We didn’t talk. I felt that it was my responsibility to rescue us from the silence.
There’s this kid here, I said. He has some disease, I don’t what. Anyway, his parents leave him in a wheelchair outside their tent the whole day, and all the flies in the Sinai come and sit on his face.
How disgusting, she said.
Yes, I agreed. And added, spitting out the words quickly, I go to see him every once in a while and swat away the flies. Want to come with me?
What, now? she asked and buried her tan legs in the soft sand like someone who has no intention of going anywhere.
No, I said, alarmed. Who said now? I was thinking later, tomorrow.
We’ll see, maybe, she said, and jumped up suddenly. Are you coming to the water?
I didn’t see the boy with the flies anymore. I was sure I’d see him the last day when my parents’ whole gang took down their tents and gathered together to make the trip to Eilat in a convoy of Subarus. I planned to tell his parents a thing or two, or at least say goodbye to him and apologize for not keeping my promise, but when we got to the meeting place, his family wasn’t there.
They left yesterday, my mother explained. Their little girl had a bad upset stomach.
And what about the… I started to ask, but my father changed the subject. Son, he said, take one last look at the beach and make sure you remember what you see. Inside of a year, the Egyptians will build an army base here. And that’s the end of the corals and the fish.
No, my mother said, I think they’ll develop the place for tourism.
And he answered her.
And she answered him.
And they were off, arguing till Eilat, and maybe even till we were on the Arava Road, I don’t know, because after Kibbutz Yotvata, I fell asleep.
A few months later, the Sinai went back to Egypt and became cleaner and quieter.
Ras Burka was taken over by an obnoxious blue-eyed Egyptian sheikh and his German wife. They let Israelis in the first few years, but then the intifada started and they hung out a little cardboard sign saying that only people with European passports could enter.
The pretty girl from Ashdod starred in my fantasies for a few months. And when I couldn’t summon up her face anymore, I replaced her with Sharon Haziz, the latest, hottest singer.
I haven’t thought about the boy with the flies for years, but during my last stint in the reserves – I was posted in Nablus, and when it was over, I asked for a transfer to a different unit – I suddenly remembered him. I was sitting alone in the small shed at the Ein Huwara checkpoint counting stars, listening to fragmented conversations on the radio, and I don’t really know why, but that boy’s face floated up before my eyes and my heart swelled all at once to the size of a watermelon, good God, there were even flies on his eyelashes, in his nostrils, in his ears. And I’d promised him I’d come.

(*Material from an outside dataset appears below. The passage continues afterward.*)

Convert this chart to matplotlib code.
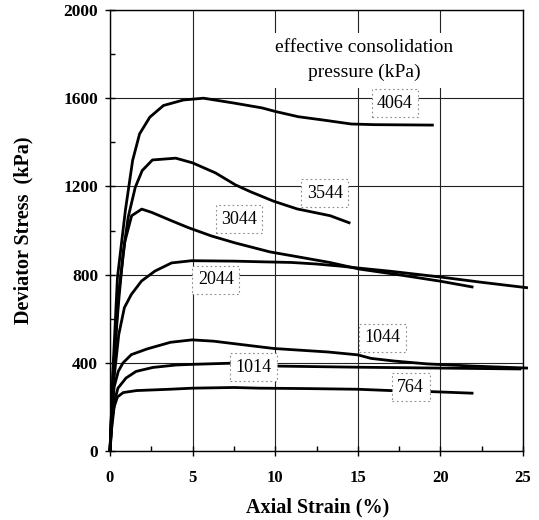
import matplotlib
matplotlib.use('Agg')
import matplotlib.pyplot as plt
from matplotlib.ticker import MultipleLocator, FixedLocator

plt.rcParams['font.family'] = ['Liberation Serif', 'DejaVu Serif']

# ---- data ----
pressures = ['4064', '3544', '3044', '2044', '1044', '1014', '764']

strain_4064 = [0, 0.2, 0.45, 0.93, 1.37, 1.79, 2.41, 3.24, 4.45, 5.66, 7.5, 9.2, 10.0, 11.4, 13.0, 14.6, 16.0, 19.6]
stress_4064 = [0, 400, 786, 1091, 1318, 1438, 1514, 1567, 1592, 1600, 1578, 1556, 1540, 1516, 1500, 1483, 1480, 1478]

strain_3544 = [0, 0.2, 0.55, 0.8, 1.10, 1.53, 1.95, 2.57, 3.98, 4.99, 6.39, 7.59, 8.5, 9.9, 11.32, 13.33, 14.55]
stress_3544 = [0, 380, 700, 900, 1060, 1196, 1272, 1320, 1328, 1307, 1261, 1207, 1176, 1133, 1098, 1067, 1033]

strain_3044 = [0, 0.2, 0.5, 0.9, 1.31, 1.92, 2.53, 3.73, 4.74, 6.15, 7.56, 9.68, 11.5, 13.3, 15.1, 17.5, 20.0, 22.0]
stress_3044 = [0, 350, 700, 950, 1067, 1097, 1082, 1044, 1013, 975, 944, 903, 879, 855, 825, 799, 770, 743]

strain_2044 = [0, 0.2, 0.53, 0.87, 1.29, 1.91, 2.72, 3.73, 4.94, 7.55, 9.2, 11.0, 12.5, 14.0, 15.0, 17.0, 20.0, 22.5, 25.3]
stress_2044 = [0, 300, 528, 650, 710, 771, 816, 853, 863, 861, 858, 855, 848, 838, 830, 815, 789, 765, 740]

strain_1044 = [0, 0.1, 0.25, 0.5, 0.78, 1.29, 2.25, 3.66, 4.97, 6.28, 7.7, 9.9, 13.2, 15.0, 15.8, 17.2, 19.2, 22.0, 25.3]
stress_1044 = [0, 150, 290, 361, 399, 437, 463, 493, 504, 498, 485, 465, 449, 436, 420, 408, 395, 385, 376]

strain_1014 = [0, 0.1, 0.25, 0.48, 0.97, 1.58, 2.6, 4.0, 5.0, 7.25, 10.2, 15.0, 20.0, 24.9]
stress_1014 = [0, 120, 220, 285, 331, 361, 379, 390, 393, 398, 385, 380, 376, 372]

strain_764 = [0, 0.1, 0.25, 0.45, 0.8, 1.6, 3.6, 5.0, 7.5, 9.0, 12.0, 15.0, 17.0, 19.2, 22.0]
stress_764 = [0, 100, 200, 245, 265, 274, 280, 285, 288, 285, 283, 280, 274, 270, 262]

label_x = [17.25, 13.0, 7.8, 6.4, 16.5, 8.7, 18.2]
label_y = [1578, 1170, 1052, 776, 513, 380, 289]

x_ticks = [0, 5, 10, 15, 20, 25]
y_ticks = [0, 400, 800, 1200, 1600, 2000]

curves = [
    (strain_4064, stress_4064),
    (strain_3544, stress_3544),
    (strain_3044, stress_3044),
    (strain_2044, stress_2044),
    (strain_1044, stress_1044),
    (strain_1014, stress_1014),
    (strain_764, stress_764),
]

# ---- figure ----
fig = plt.figure(figsize=(5.39, 5.20), dpi=100)
ax = fig.add_axes([110 / 539, 1 - 451 / 520, 413 / 539, 441 / 520])

for xs, ys in curves:
    ax.plot(xs, ys, color='black', lw=2.0, solid_capstyle='butt', zorder=3, clip_on=False)

ax.set_xlim(0, 25)
ax.set_ylim(0, 2000)
ax.xaxis.set_major_locator(FixedLocator(x_ticks))
ax.yaxis.set_major_locator(FixedLocator(y_ticks))
ax.xaxis.set_minor_locator(MultipleLocator(2.5))
ax.yaxis.set_minor_locator(MultipleLocator(200))
ax.set_xticklabels([str(t) for t in x_ticks])
ax.set_yticklabels([str(t) for t in y_ticks])

ax.grid(True, which='major', color='#222222', lw=0.8, zorder=1)
ax.set_axisbelow(True)

ax.tick_params(axis='both', which='major', direction='inout', length=7, width=1.0,
               color='black', labelsize=12)
ax.tick_params(axis='x', which='major', pad=10)
ax.tick_params(axis='y', which='major', pad=5, labelsize=12.5)
ax.tick_params(axis='both', which='minor', direction='in', length=3.5, width=1.0, color='black')
for lab in ax.get_xticklabels() + ax.get_yticklabels():
    lab.set_fontweight('bold')

for sp in ax.spines.values():
    sp.set_linewidth(1.0)
    sp.set_color('black')

# curve labels
for name, lx, ly in zip(pressures, label_x, label_y):
    ax.text(lx, ly, name, ha='center', va='center', fontsize=13, zorder=6,
            bbox=dict(boxstyle='square,pad=0.3', fc='white', ec='#8a8a8a',
                      ls=(0, (1.5, 2.5)), lw=0.8))

# legend title text
ax.text(15.4, 1772, 'effective consolidation\npressure (kPa)', ha='center', va='center',
        fontsize=14, linespacing=1.58, zorder=6,
        bbox=dict(boxstyle='square,pad=0.35', fc='white', ec='none'))

fig.text(23 / 539, 1 - 230 / 520, 'Deviator Stress  (kPa)', rotation=90, ha='center', va='center',
         fontsize=14.5, fontweight='bold')
fig.text(318 / 539, 1 - 507 / 520, 'Axial Strain (%)', ha='center', va='center',
         fontsize=14.5, fontweight='bold')

fig.savefig('out.png', dpi=100, facecolor='white')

A thought buzzed in my mind: it’s funny that I never mention the incident to anyone. After all, I’ve revealed more embarrassing things to the world – secrets, lies, perversions – but for some reason, not that. I promised myself I’d tell my wife when I got home, I felt that I had to tell at least her, but when I got home, the twins had fever and we took turns sitting with them and hardly had any time to talk –
Later I forgot about it. And I have no idea why I remembered it now, of all times. That terrible reserve duty was a year and a half ago, and I’m sitting at the computer now to prepare a laser optics marketing presentation for tomorrow morning. All the company’s head honchos will be there, and I still have a lot of work, so many slides that aren’t ready yet, so many slides I have to proofread, and obviously, this is a text I won’t show anyone. Obviously, it’ll be buried in the depths of my hard disk, where it’ll keep buzzing.